Tamam, bugün cuma. Benim de eğlenmeye hakkım var. Ama ölçüyü kaçırmadan!
Bu sabah dün uyandığım saatte kalktım. Önceki 4 günde de aynı saatte kalkmıştım. Saati 6:30′a kuruyorum. Sonra 6:30′da saati 6:45′e kuruyorum. O 15 dakika benim siestam.
Bir aksilik olmamıştı ve 7:50′de ofisteydim. Dün arasında sadece peynir olan sandiviçimden bu sabah zeytin de çıktı. Güne farklı başladığımı hissetmiştim.

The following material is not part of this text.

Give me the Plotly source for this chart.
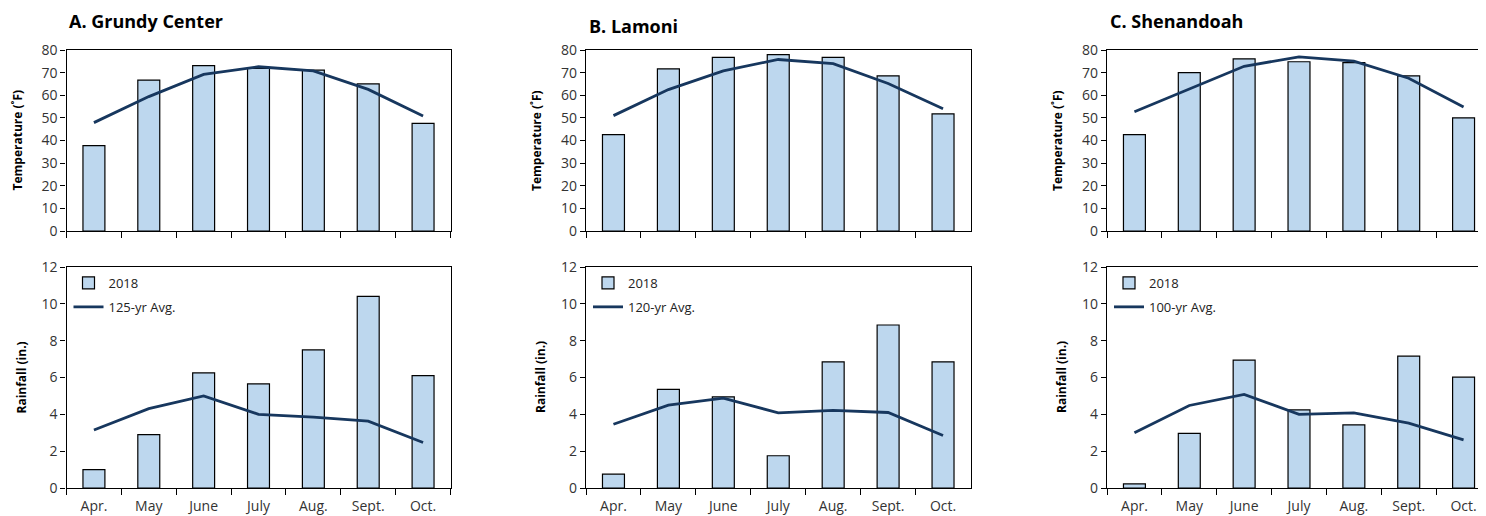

Sandiviçi yerken, Resmi Gazeteye, THS’ye ve hurriyet.com’a göz attım. Zira bu eylemi hergün tekrarlamama rağmen bir zararını görmemiştim.
Akşam serviste (yine) futbol konuşuluyordu. Bi yandan müzik dinlerken, bir yandan da internete girdim ki, eve gidince beni bekleyen iş yükümü biraz hahfleteyim; "konusuz hoş sohbetler"de gün içinde yazılanları okuyayım. Perşembe günü olduğu gibi, bugün de işi 5′te biten aynı kişiler, "iyi akşamlar" dileyerek 5′e doğru kapatmışlar gündüz faslını.
Akşam DİA’ya uğradım. DİA’da dün geçirdiğim kadar vakit geçirmiş olmalıyım ki; eve doğru yürürken, otoparkın hizasındaki elektrik direğinin önünden geçtiğim anda yandı yine sokak lambaları.
Bu kadar çok değişikliğe gebe bir hayatım olması yetmezmiş gibi, cep telefonumdaki media playerı da RAMDOM moduna alıyorum. Ama son teknojolinin rast gele anlayışı nasılsa; yine eve girmek üzereyken aynı şarkı çaldı: Duman’dan, poptan arabeske, ordan rocka devşirilmiş "son pişmanlık neye yarar"
Nasıl ki, yıllar önce, Aslan kardeşim, Barış Manço’nun ölmesinden, o gün her işinde aksilik çıkacağını anlamıştı, ben de bugün, zeytinden, günümün bambaşka geçeceğini hissetmiştim:
Dün Miller içiyordum, bugün depozitosuz Efes!